Banks face increasing losses as the energy crunch escalates. Image Credit: AFP

Brussels: The European Central Bank is intensifying discussions with bank executives over their readiness for a potential surge in company defaults and a drying-up of energy-market liquidity, amid the worsening stand-off over Russian gas supplies.

The Frankfurt-based bank watchdog wrote to lenders last month, telling them to analyze the impact of a gas stoppage on their businesses, according to people familiar with the matter. Responses are due in mid-September, and follow-up conversations are to come by the end of this month, said the people, who asked to remain anonymous as the interaction isn’t public.

Europe’s efforts to stave off a full-blown energy crisis were set back this month after Russia moved to cut off supply through its main Nord Steam pipeline to the region in response to sanctions over Ukraine. Banks face increasing losses as the energy crunch escalates, with many lenders’ plans to return bumper dividends to investors after multiple lean years potentially cast into doubt.

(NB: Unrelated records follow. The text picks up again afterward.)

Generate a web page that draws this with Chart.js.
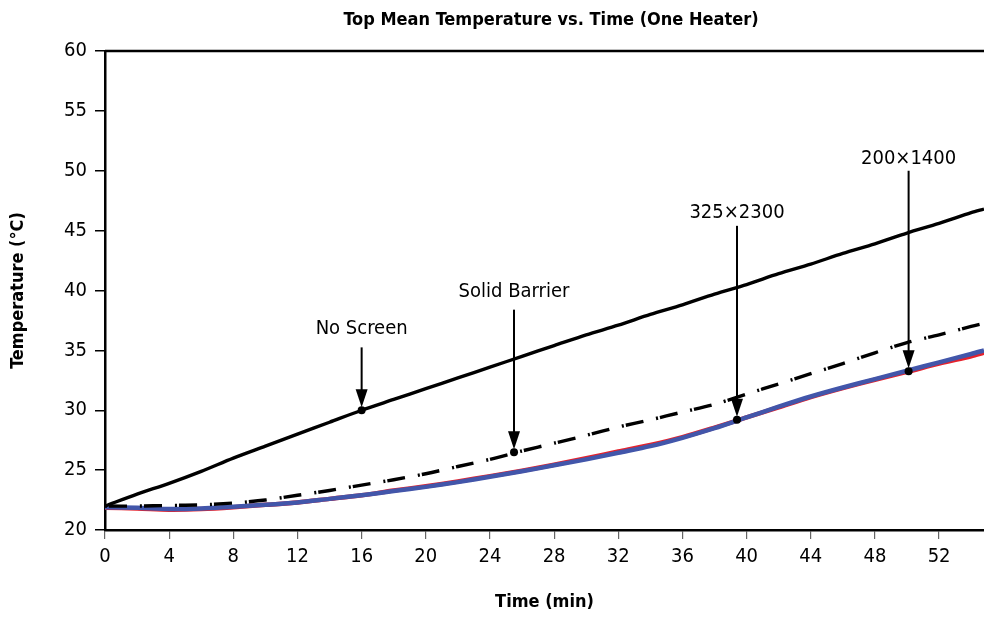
<!DOCTYPE html>
<html>
<head>
<meta charset="utf-8">
<script src="https://cdn.jsdelivr.net/npm/chart.js@4.4.1/dist/chart.umd.min.js"></script>
<style>
  html, body { margin: 0; padding: 0; background: #fff; }
  #wrap { width: 984px; height: 619px; }
</style>
</head>
<body>
<div id="wrap"><canvas id="chart"></canvas></div>
<script>
// time axis (min)
const times = [0, 2, 4, 6, 8, 10, 12, 14, 16, 18, 20, 22, 24, 26, 28, 30, 32, 34, 36, 38, 40, 42, 44, 46, 48, 50, 52, 54, 54.8];
// temperatures (°C)
const noScreen = [22.0, 23.0, 23.9, 24.9, 26.0, 27.0, 28.0, 29.0, 30.0, 30.9, 31.8, 32.7, 33.6, 34.5, 35.4, 36.3, 37.1, 38.0, 38.8, 39.7, 40.5, 41.4, 42.2, 43.1, 43.9, 44.8, 45.6, 46.5, 46.8];
const solidBarrier = [22.0, 22.0, 22.05, 22.1, 22.25, 22.5, 22.9, 23.3, 23.75, 24.2, 24.7, 25.3, 25.9, 26.6, 27.25, 27.9, 28.6, 29.2, 29.85, 30.5, 31.35, 32.2, 33.05, 33.9, 34.8, 35.65, 36.3, 37.0, 37.25];
const screen325 = [21.85, 21.8, 21.7, 21.75, 21.9, 22.1, 22.3, 22.6, 22.9, 23.3, 23.65, 24.05, 24.5, 24.95, 25.45, 26.0, 26.55, 27.1, 27.75, 28.55, 29.4, 30.25, 31.1, 31.85, 32.55, 33.2, 33.9, 34.5, 34.8];
const screen200 = [21.9, 21.85, 21.75, 21.8, 21.95, 22.1, 22.3, 22.6, 22.9, 23.25, 23.6, 24.0, 24.45, 24.9, 25.4, 25.9, 26.45, 27.0, 27.7, 28.5, 29.4, 30.3, 31.15, 31.9, 32.6, 33.3, 34.0, 34.7, 35.0];

const xTicks = [0, 4, 8, 12, 16, 20, 24, 28, 32, 36, 40, 44, 48, 52];
const yTicks = [20, 25, 30, 35, 40, 45, 50, 55, 60];

// callouts: label, time, dot value, arrow top value, label value
const calloutLabels = ['No Screen', 'Solid Barrier', '325\u00d72300', '200\u00d71400'];
const calloutTimes = [16, 25.5, 39.4, 50.1];
const calloutDots = [30.0, 26.5, 29.2, 33.25];
const calloutTops = [35.25, 38.4, 45.4, 50.0];
const calloutText = [36.8, 39.9, 46.5, 51.0];

const chartTitle = 'Top Mean Temperature vs. Time (One Heater)';
const FONT = "'DejaVu Sans Condensed', 'Liberation Sans', sans-serif";

function pts(vals) {
    return times.map((t, i) => ({ x: t, y: vals[i] }));
}

const callouts = {
    id: 'callouts',
    afterDatasetsDraw(chart) {
        const ctx = chart.ctx;
        const xs = chart.scales.x, ys = chart.scales.y;
        const area = chart.chartArea;
        ctx.save();
        // top frame line
        ctx.strokeStyle = '#000';
        ctx.lineWidth = 2.5;
        ctx.beginPath();
        ctx.moveTo(area.left, area.top);
        ctx.lineTo(area.right, area.top);
        ctx.stroke();

        // title
        ctx.fillStyle = '#000';
        ctx.font = 'bold 18px ' + FONT;
        ctx.textAlign = 'center';
        ctx.textBaseline = 'middle';
        ctx.fillText(chartTitle, 551, 20);

        calloutLabels.forEach((lab, i) => {
            const px = xs.getPixelForValue(calloutTimes[i]);
            const dotY = ys.getPixelForValue(calloutDots[i]);
            const topY = ys.getPixelForValue(calloutTops[i]);
            const txtY = ys.getPixelForValue(calloutText[i]);
            const tipY = dotY - 3;
            ctx.strokeStyle = '#000';
            ctx.fillStyle = '#000';
            ctx.lineWidth = 2;
            ctx.beginPath();
            ctx.moveTo(px, topY);
            ctx.lineTo(px, tipY - 15);
            ctx.stroke();
            ctx.beginPath();
            ctx.moveTo(px - 6, tipY - 18);
            ctx.lineTo(px + 6, tipY - 18);
            ctx.lineTo(px, tipY);
            ctx.closePath();
            ctx.fill();
            ctx.beginPath();
            ctx.arc(px, dotY, 4, 0, Math.PI * 2);
            ctx.fill();
            ctx.font = '20px ' + FONT;
            ctx.fillText(lab, px, txtY);
        });
        ctx.restore();
    }
};

new Chart(document.getElementById('chart'), {
    type: 'line',
    data: {
        datasets: [
            { data: pts(noScreen), borderColor: '#000', borderWidth: 3.4 },
            { data: pts(solidBarrier), borderColor: '#000', borderWidth: 3.4, borderDash: [2, 2, 18, 13] },
            { data: pts(screen200), borderColor: '#4256aa', borderWidth: 4.5 },
            { data: pts(screen325), borderColor: '#e6222c', borderWidth: 4.5 }
        ]
    },
    options: {
        responsive: true,
        maintainAspectRatio: false,
        animation: false,
        layout: { padding: { top: 51 } },
        elements: { point: { radius: 0 }, line: { tension: 0.3 } },
        plugins: {
            legend: { display: false },
            tooltip: { enabled: false },
            title: { display: false }
        },
        scales: {
            x: {
                type: 'linear',
                min: 0,
                max: 54.8,
                afterBuildTicks: (s) => { s.ticks = xTicks.map(v => ({ value: v })); },
                afterFit: (s) => { s.height = 89; },
                border: { display: true, color: '#000', width: 2.5 },
                grid: { drawOnChartArea: false, drawTicks: true, tickLength: 9, color: '#666', lineWidth: 1.2 },
                ticks: { color: '#000', padding: 6, font: { family: FONT, size: 20 } },
                title: {
                    display: true,
                    text: 'Time (min)',
                    color: '#000',
                    font: { family: FONT, size: 18, weight: 'bold' },
                    padding: { top: 0, bottom: 6 }
                }
            },
            y: {
                min: 20,
                max: 60,
                afterBuildTicks: (s) => { s.ticks = yTicks.map(v => ({ value: v })); },
                afterFit: (s) => { s.width = 105; },
                border: { display: true, color: '#000', width: 2.5 },
                grid: { drawOnChartArea: false, drawTicks: true, tickLength: 10, color: '#000', lineWidth: 1.5 },
                ticks: { color: '#000', padding: 8, font: { family: FONT, size: 20 } },
                title: {
                    display: true,
                    text: 'Temperature (\u00b0C)',
                    color: '#000',
                    font: { family: FONT, size: 18, weight: 'bold' },
                    padding: { top: 8, bottom: 0 }
                }
            }
        }
    },
    plugins: [callouts]
});
</script>
</body>
</html>
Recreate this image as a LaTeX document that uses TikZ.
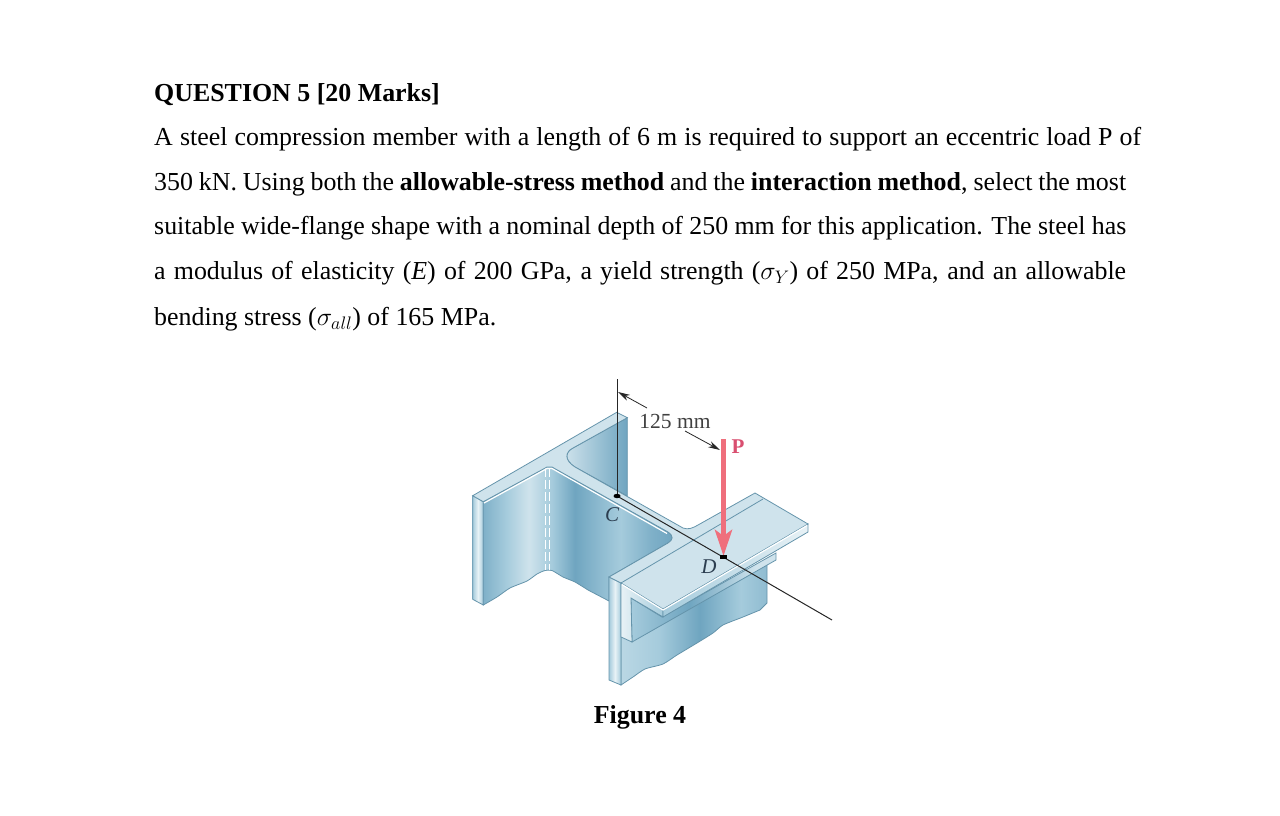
\documentclass[tikz,border=0pt]{standalone}
\usepackage{fix-cm}
\usepackage{fontspec}
\setmainfont{Liberation Serif}
\usetikzlibrary{arrows.meta}
\definecolor{edgeblue}{HTML}{6594AB}
\definecolor{topblue}{HTML}{CFE3EC}
\definecolor{paleblue}{HTML}{E8F2F6}
\definecolor{midblue}{HTML}{A5CBDC}
\definecolor{deepblue}{HTML}{6FA5C0}
\definecolor{loadred}{HTML}{EF6F7C}
\definecolor{loadtext}{HTML}{D94F70}
\definecolor{inkblue}{HTML}{2C3E50}
\pgfdeclarehorizontalshading{webshade}{100bp}{color(0bp)=(deepblue);color(25bp)=(deepblue!70!midblue);color(31bp)=(midblue);color(37bp)=(topblue);color(41bp)=(midblue!70!topblue);color(43bp)=(midblue);color(49bp)=(deepblue);color(56bp)=(midblue!60!deepblue);color(61bp)=(midblue);color(69bp)=(midblue!30!deepblue);color(75bp)=(deepblue);color(100bp)=(deepblue)}
\pgfdeclarehorizontalshading{stripshade}{100bp}{color(0bp)=(midblue);color(25bp)=(midblue);color(50bp)=(paleblue);color(75bp)=(midblue);color(100bp)=(midblue)}
\pgfdeclarehorizontalshading{lowershade}{100bp}{color(0bp)=(topblue);color(25bp)=(midblue!50!topblue);color(38bp)=(midblue);color(52bp)=(deepblue);color(66bp)=(midblue);color(75bp)=(midblue!60!deepblue);color(100bp)=(deepblue)}
\pgfdeclarehorizontalshading{gussetshade}{100bp}{color(0bp)=(midblue);color(25bp)=(midblue);color(45bp)=(deepblue);color(68bp)=(topblue);color(75bp)=(topblue);color(100bp)=(topblue)}
\tikzset{
	para/.style={anchor=west,inner sep=0pt,font=\fontsize{25.9}{30}\selectfont},
	face/.style={draw=edgeblue,line width=0.8pt},
	dim/.style={-{Stealth[length=12pt,width=6.5pt]},line width=0.8pt,black!85},
	callout/.style={inner sep=0pt,font=\fontsize{21.5}{24}\selectfont}
}
\begin{document}
\begin{tikzpicture}[x=1pt,y=-1pt]
	\useasboundingbox (0,0) rectangle (1280,816);
	% question text
	\node[para] (title) at (154,95) {\textbf{QUESTION 5 [20 Marks]}};
	\node[para] (lineA) at (154,139) {\makebox[987pt][s]{A steel compression member with a length of 6 m is required to support an eccentric load P of}};
	\node[para] (lineB) at (154,184) {\makebox[972pt][s]{350 kN. Using both the \textbf{allowable-stress method} and the \textbf{interaction method}, select the most}};
	\node[para] (lineC) at (154,228) {\makebox[972pt][s]{suitable wide-flange shape with a nominal depth of 250 mm for this application. The steel has}};
	\node[para] (lineD) at (154,273) {\makebox[972pt][s]{a modulus of elasticity (\textit{E}) of 200 GPa, a yield strength ($\sigma_Y$) of 250 MPa, and an allowable}};
	\node[para] (lineE) at (154,319) {bending stress ($\sigma_{all}$) of 165 MPa.};
	% far flange, inner face
	\path[face,left color=topblue,right color=deepblue] (627.3,417.7) -- (573,448) .. controls (565,452) and (564,460) .. (575,467) -- (627.3,496) -- cycle;
	% near flange of the left end and web
	\path[face,shading=stripshade] (472.7,495.7) -- (483.3,501.7) -- (483.3,605) -- (472.7,599.3) -- cycle;
	\path[face,shading=webshade] (483.3,501.7) -- (547,467) -- (552,467) -- (668,532) .. controls (674,536) and (673,540) .. (668,543) -- (609,577) -- (609,601) -- plot[smooth,tension=0.4] coordinates {(588,590) (575,582) (563,577) (552,570.5) (545,570.5) (537,574) (527,581) (510,588) (497,597) (483.3,605)} -- cycle;
	\foreach \xd in {545,549.5}
		\draw[white,line width=0.7pt,dash pattern=on 9pt off 3pt] (\xd,468) -- (\xd,570);
	% right flange below the bracket
	\path[face,shading=lowershade] (621,637) -- (767,565) -- (767,603) -- plot[smooth,tension=0.4] coordinates {(760,610) (743,617) (723,625) (713,633) (697,643) (677,655) (663,664) (645,669) (633,677) (621,685)} -- cycle;
	\path[face,shading=stripshade] (609,577) -- (621,583) -- (621,685) -- (609,680) -- cycle;
	% bracket
	\path[face,shading=gussetshade] (631,598) -- (662,617) -- (776,553) -- (776,560) -- (632,642) -- cycle;
	\path[face,left color=paleblue,right color=midblue] (621,583) -- (663,609) -- (663,617) -- (631,598) -- (632,642) -- (621,637) -- cycle;
	\path[face,left color=midblue,right color=paleblue] (663,609) -- (808,524) -- (808,532) -- (663,617) -- cycle;
	% top of the section
	\path[face,left color=topblue,middle color=paleblue,right color=topblue] (472.7,495.7) -- (616.7,412.3) -- (627.3,417.7) -- (573,448) .. controls (565,452) and (564,460) .. (575,467) -- (683,528) .. controls (688,530) and (693,528) .. (698,525) -- (755,493) -- (808,524) -- (663,609) -- (621,583) -- (609,577) -- (668,543) .. controls (673,540) and (674,536) .. (668,532) -- (552,467) -- (547,467) -- (483.3,501.7) -- cycle;
	\draw[edgeblue,line width=0.8pt] (621,583) -- (763,499);
	\draw[white,line width=1.2pt] (484,503) -- (547,468.5) -- (552,468.5) -- (667,533.5) (622,584.5) -- (663,610) -- (807,525.5);
	% dimension and load
	\coordinate (C) at (617,496);
	\coordinate (D) at (723,557);
	\coordinate (far) at (832,620);
	\coordinate (top) at (617,379);
	\coordinate (tailA) at (647,408);
	\coordinate (tipA) at (618,392);
	\coordinate (tailB) at (685,431);
	\coordinate (tipB) at (720,450);
	\draw[black!85,line width=0.9pt] (top) -- (C);
	\draw[black!85,line width=1pt] (C) -- (D) -- (far);
	\draw[dim] (tailA) -- (tipA);
	\draw[dim] (tailB) -- (tipB);
	\node[callout,text=black!75] (dimlabel) at (675,421) {125 mm};
	\coordinate (loadtop) at (723.5,439);
	\coordinate (loadtip) at (723.5,556);
	\draw[loadred,line width=5.5pt,-{Stealth[length=26pt,width=17pt,inset=6pt]}] (loadtop) -- (loadtip);
	\fill[black] (C) ellipse[x radius=3.5pt,y radius=2.2pt];
	\fill[black] (720,555) rectangle (727,559);
	\node[callout,text=loadtext,font=\fontsize{21}{24}\selectfont\bfseries] (Plabel) at (738,447) {P};
	\node[callout,text=inkblue,font=\fontsize{21}{24}\selectfont\itshape] (Clabel) at (612,515) {C};
	\node[callout,text=inkblue,font=\fontsize{21}{24}\selectfont\itshape] (Dlabel) at (709,567) {D};
	\node[para,anchor=center] (caption) at (640,717) {\textbf{Figure 4}};
\end{tikzpicture}
\end{document}
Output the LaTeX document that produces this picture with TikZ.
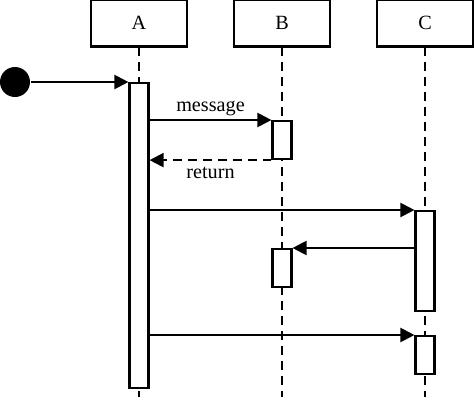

An ECB spokesman declined to comment.

Areas of concern

Regulators are pushing banks to ensure they have sufficient reserves for loan defaults by identifying their most-exposed clients as well as the effect on companies that aren’t directly affected by the fallout from Russia’s attack on Ukraine. Banks will also need to show that they can conduct stress tests and that they’re updating their economic assumptions, said the people.

Other areas of concern are thinly-traded energy derivatives and concentrated exposures to energy traders, although only a smaller number of banks are active in those areas, the people said.

The letter to banks also requested institutions to detail how their analysis has been factored into their overall strategy, and what the first and second-round effects would be from a gas stoppage.

Andrea Enria, who chairs the ECB’s supervisory board, said earlier this year that the watchdog was asking individual banks to review their prospective capital levels “to include sufficiently conservative and updated adverse macroeconomic scenarios.” He signaled that there would be no blanket restrictions on payouts as there had been during a period of economic uncertainty in the pandemic.

Authorities around Europe have since been hammering home that message. Mark Branson, who leads German regulator BaFin and sits on the ECB’s supervisory board, said this week that banks need sufficient capital levels to continue to support borrowers.

“The system is still robust,” Branson said at a Handelsblatt banking conference on Wednesday in Frankfurt. “Yet in these very dynamic times where you can’t exactly understand where the risks are, and the situation changes from week to week, you need first-class risk management, but banks also need well-filled capital and liquidity cushions and a prudent approach to that capital and liquidity situation.”